Und dann haben die Sportler Probleme mit dem Druck bei einer Weltmeisterschaft im eigenen Land?
Jeder deutsche Athlet wäre psychologisch falsch eingestellt, wenn er diesen Faktor nicht in die Vorbereitung einbeziehen würde. Bei Olympia in München, wo ich studiert und gelebt habe, war mir klar: Da will ich besonders gut abschneiden. Mein Trainer und ich haben das alles in die Vorbereitung aufgenommen. Ich wollte diesen Heimvorteil bewusst nutzen. Es war für mich gravierend, dass ich mich, als die Gruppe der Speerwerfer ins Stadion geführt wurde, sofort an der Spitze platzierte. Ich wollte als Erster reingehen. Und die Anfeuerung war dann gleich ein weiteres Stückchen Selbstvertrauen, das aber von außen kam.
Dabei galt ja der Russe Janis Lusis als unbesiegbar.

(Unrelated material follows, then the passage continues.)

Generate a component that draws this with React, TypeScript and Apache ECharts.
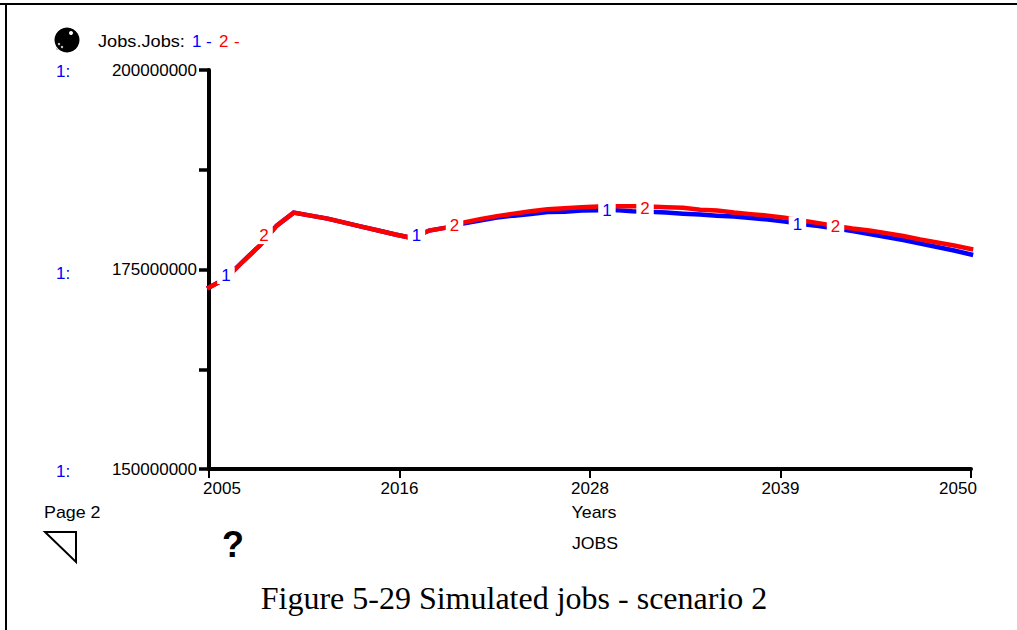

Ja, er war so weit weg! Er hatte in dem Jahr Weltrekord geworfen. Ich wusste, er ist eigentlich für mich nicht erreichbar. Zudem war er noch ein Vorbild für mich. Er führte zwar, aber ich merkte, der Janis kommt heute nicht weiter. Also habe ich alles aufs Ganze gesetzt, den Anlauf verlängert. Ich habe gesagt, entweder es zerreißt mich oder es scheppert. Dann flog der Speer über die 90 Meter. Das war das Produkt der gesamten Vorbereitung.
Und plötzlich hatten Sie Ihr großes Idol besiegt!
Ja, wie der Wettkampf entschieden war, bin ich zu ihm hin und habe gesagt: ‚Entschuldige, dass ich heute gewonnen habe.' Und er meinte nur: ‚Macht nix, ich habe ja in Mexiko City schon Gold geholt.' Das war der Beginn einer permanenten Freundschaft, die bis heute hält.
Olympia soll 2018 wieder nach München kommen...
Ich stehe dem positiv gegenüber und habe auf die Anfrage, ob ich als Botschafter sein möchte, sofort reagiert. Es ist sinnvoll für München, für Bayern, für Deutschland.
Auch die Witwen der israelischen Athleten, die beim Anschlag 1972 in München ermordet wurden, plädieren für die Bewerbung.
Das ist eine sehr beeindruckende Geste, das zeugt von Größe. Was damals passiert ist, hat dem Sport die Unschuld genommen. Bis dahin waren es die freundlichsten, sympathischsten Spiele, die ich je erlebt habe. Nach dem Attentat war alles anders. Die Sicherheitsvorkehrungen wurden extrem verstärkt, dadurch war diese Verbindung vom Athleten zum Zuschauer nicht mehr so möglich. Diese Gemeinschaft, Olympia als Treffen der Jugend, als Treffen der Menschen, gab es danach nie wieder in dieser Form. Der Sport ist missbraucht worden.